Work to do = Only the lines from the one containing "Emit a Python" through the one containing "n_flows_b = 988" are to be copied, exactly and with both ends kept.
━━━ Source material
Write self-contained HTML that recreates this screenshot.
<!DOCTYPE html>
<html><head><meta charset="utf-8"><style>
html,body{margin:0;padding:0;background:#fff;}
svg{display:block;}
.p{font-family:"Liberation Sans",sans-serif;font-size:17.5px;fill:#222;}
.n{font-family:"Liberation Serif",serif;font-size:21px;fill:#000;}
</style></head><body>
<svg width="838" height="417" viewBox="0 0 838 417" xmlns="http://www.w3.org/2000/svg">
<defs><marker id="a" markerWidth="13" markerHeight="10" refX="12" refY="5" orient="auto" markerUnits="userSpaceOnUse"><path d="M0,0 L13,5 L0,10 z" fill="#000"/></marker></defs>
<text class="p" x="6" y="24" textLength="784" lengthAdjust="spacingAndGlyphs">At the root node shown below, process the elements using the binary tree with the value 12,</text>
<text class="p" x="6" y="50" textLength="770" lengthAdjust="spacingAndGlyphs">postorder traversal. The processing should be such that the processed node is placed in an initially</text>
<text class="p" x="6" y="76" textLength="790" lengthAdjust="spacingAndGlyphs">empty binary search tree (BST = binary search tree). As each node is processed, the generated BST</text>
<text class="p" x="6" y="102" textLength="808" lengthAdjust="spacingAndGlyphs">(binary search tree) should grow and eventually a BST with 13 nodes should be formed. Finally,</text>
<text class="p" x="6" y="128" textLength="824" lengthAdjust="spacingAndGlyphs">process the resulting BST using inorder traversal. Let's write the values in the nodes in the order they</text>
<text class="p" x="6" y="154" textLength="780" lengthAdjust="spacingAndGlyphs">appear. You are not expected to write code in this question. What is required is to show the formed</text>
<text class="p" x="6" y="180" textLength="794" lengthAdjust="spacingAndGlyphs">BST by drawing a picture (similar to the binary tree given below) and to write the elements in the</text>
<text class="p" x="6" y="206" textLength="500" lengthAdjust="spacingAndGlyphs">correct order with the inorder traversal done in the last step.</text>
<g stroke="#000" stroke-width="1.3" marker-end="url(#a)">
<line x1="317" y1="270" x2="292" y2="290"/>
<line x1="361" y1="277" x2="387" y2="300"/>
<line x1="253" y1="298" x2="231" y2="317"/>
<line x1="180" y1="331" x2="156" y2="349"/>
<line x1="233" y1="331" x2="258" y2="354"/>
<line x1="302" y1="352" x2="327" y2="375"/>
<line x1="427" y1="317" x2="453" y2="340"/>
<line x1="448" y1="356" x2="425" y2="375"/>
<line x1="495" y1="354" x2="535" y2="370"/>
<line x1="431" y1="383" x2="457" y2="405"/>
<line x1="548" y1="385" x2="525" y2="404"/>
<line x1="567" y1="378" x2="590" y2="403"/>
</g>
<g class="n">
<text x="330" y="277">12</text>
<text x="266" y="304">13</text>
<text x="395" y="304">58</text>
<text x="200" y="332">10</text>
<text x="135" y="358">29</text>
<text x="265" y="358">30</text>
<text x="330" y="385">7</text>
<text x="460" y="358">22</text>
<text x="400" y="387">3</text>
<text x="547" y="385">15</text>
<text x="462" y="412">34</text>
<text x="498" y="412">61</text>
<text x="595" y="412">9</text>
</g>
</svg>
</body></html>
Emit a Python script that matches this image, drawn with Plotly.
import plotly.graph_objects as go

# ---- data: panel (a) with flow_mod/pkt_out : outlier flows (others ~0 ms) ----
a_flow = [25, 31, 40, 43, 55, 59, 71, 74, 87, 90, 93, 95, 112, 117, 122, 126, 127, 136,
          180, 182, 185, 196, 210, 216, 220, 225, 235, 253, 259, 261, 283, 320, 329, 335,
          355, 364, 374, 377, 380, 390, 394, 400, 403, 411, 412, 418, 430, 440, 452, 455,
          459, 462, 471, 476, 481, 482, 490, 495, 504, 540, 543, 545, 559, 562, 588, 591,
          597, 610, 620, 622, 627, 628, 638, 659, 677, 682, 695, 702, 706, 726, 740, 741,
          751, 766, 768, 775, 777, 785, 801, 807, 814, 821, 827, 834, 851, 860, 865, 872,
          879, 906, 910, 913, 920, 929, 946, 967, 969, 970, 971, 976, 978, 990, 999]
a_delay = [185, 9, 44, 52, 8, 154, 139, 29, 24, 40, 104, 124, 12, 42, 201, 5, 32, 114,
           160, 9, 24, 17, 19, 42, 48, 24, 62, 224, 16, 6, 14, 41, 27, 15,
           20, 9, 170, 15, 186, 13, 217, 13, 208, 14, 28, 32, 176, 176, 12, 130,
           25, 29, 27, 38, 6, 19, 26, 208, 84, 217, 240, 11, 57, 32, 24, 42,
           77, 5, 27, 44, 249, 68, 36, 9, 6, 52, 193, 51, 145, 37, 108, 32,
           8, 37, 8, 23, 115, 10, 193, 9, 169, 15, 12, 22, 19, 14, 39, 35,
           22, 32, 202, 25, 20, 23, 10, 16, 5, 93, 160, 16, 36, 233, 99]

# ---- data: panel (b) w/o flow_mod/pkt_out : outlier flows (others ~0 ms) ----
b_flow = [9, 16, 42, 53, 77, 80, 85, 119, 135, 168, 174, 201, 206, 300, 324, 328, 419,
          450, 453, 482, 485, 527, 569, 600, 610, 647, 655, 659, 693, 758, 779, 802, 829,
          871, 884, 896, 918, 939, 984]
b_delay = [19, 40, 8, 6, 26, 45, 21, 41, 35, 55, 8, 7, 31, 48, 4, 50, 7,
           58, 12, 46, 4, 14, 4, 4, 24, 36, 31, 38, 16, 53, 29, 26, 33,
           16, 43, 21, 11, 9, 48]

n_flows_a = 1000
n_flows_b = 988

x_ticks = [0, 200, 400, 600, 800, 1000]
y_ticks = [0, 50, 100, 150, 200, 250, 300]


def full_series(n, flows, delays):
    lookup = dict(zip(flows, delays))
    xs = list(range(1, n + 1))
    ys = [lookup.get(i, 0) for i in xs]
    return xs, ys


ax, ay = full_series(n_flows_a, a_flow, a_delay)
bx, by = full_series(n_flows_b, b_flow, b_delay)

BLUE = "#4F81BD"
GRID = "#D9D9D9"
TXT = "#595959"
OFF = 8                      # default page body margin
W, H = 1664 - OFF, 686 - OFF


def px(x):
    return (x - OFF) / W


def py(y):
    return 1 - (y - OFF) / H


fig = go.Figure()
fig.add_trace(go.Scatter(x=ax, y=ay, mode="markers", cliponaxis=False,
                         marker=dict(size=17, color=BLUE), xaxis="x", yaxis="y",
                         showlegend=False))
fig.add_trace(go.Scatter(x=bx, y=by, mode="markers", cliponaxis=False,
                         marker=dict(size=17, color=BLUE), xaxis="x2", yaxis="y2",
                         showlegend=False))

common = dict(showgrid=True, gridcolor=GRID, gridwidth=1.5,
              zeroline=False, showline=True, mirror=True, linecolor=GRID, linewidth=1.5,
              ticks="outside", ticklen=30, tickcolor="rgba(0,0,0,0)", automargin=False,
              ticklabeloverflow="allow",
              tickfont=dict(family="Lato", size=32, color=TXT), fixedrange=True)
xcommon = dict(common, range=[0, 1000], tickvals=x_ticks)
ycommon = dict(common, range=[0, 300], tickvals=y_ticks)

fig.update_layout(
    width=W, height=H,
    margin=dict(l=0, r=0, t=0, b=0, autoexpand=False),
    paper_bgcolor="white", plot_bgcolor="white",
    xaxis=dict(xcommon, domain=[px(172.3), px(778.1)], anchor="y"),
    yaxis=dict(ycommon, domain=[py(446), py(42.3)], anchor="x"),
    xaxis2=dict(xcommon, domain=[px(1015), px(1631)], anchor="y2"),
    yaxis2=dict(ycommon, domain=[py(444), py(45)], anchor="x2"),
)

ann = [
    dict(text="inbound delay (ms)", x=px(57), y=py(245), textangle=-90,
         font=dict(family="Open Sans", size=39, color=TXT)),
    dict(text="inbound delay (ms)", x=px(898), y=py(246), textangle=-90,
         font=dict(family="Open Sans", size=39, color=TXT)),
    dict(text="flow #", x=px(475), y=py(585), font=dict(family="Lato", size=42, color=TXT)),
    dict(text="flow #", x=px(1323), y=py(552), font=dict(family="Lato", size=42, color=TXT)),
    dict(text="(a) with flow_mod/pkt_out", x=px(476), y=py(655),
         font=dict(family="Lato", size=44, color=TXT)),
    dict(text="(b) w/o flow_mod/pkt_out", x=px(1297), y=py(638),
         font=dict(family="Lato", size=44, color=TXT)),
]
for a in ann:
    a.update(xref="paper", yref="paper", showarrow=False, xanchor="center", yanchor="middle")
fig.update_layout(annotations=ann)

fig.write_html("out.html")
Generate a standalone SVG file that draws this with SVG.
━━━━━━
Answer below =
Emit a Python script that matches this image, drawn with Plotly.
import plotly.graph_objects as go

# ---- data: panel (a) with flow_mod/pkt_out : outlier flows (others ~0 ms) ----
a_flow = [25, 31, 40, 43, 55, 59, 71, 74, 87, 90, 93, 95, 112, 117, 122, 126, 127, 136,
          180, 182, 185, 196, 210, 216, 220, 225, 235, 253, 259, 261, 283, 320, 329, 335,
          355, 364, 374, 377, 380, 390, 394, 400, 403, 411, 412, 418, 430, 440, 452, 455,
          459, 462, 471, 476, 481, 482, 490, 495, 504, 540, 543, 545, 559, 562, 588, 591,
          597, 610, 620, 622, 627, 628, 638, 659, 677, 682, 695, 702, 706, 726, 740, 741,
          751, 766, 768, 775, 777, 785, 801, 807, 814, 821, 827, 834, 851, 860, 865, 872,
          879, 906, 910, 913, 920, 929, 946, 967, 969, 970, 971, 976, 978, 990, 999]
a_delay = [185, 9, 44, 52, 8, 154, 139, 29, 24, 40, 104, 124, 12, 42, 201, 5, 32, 114,
           160, 9, 24, 17, 19, 42, 48, 24, 62, 224, 16, 6, 14, 41, 27, 15,
           20, 9, 170, 15, 186, 13, 217, 13, 208, 14, 28, 32, 176, 176, 12, 130,
           25, 29, 27, 38, 6, 19, 26, 208, 84, 217, 240, 11, 57, 32, 24, 42,
           77, 5, 27, 44, 249, 68, 36, 9, 6, 52, 193, 51, 145, 37, 108, 32,
           8, 37, 8, 23, 115, 10, 193, 9, 169, 15, 12, 22, 19, 14, 39, 35,
           22, 32, 202, 25, 20, 23, 10, 16, 5, 93, 160, 16, 36, 233, 99]

# ---- data: panel (b) w/o flow_mod/pkt_out : outlier flows (others ~0 ms) ----
b_flow = [9, 16, 42, 53, 77, 80, 85, 119, 135, 168, 174, 201, 206, 300, 324, 328, 419,
          450, 453, 482, 485, 527, 569, 600, 610, 647, 655, 659, 693, 758, 779, 802, 829,
          871, 884, 896, 918, 939, 984]
b_delay = [19, 40, 8, 6, 26, 45, 21, 41, 35, 55, 8, 7, 31, 48, 4, 50, 7,
           58, 12, 46, 4, 14, 4, 4, 24, 36, 31, 38, 16, 53, 29, 26, 33,
           16, 43, 21, 11, 9, 48]

n_flows_a = 1000
n_flows_b = 988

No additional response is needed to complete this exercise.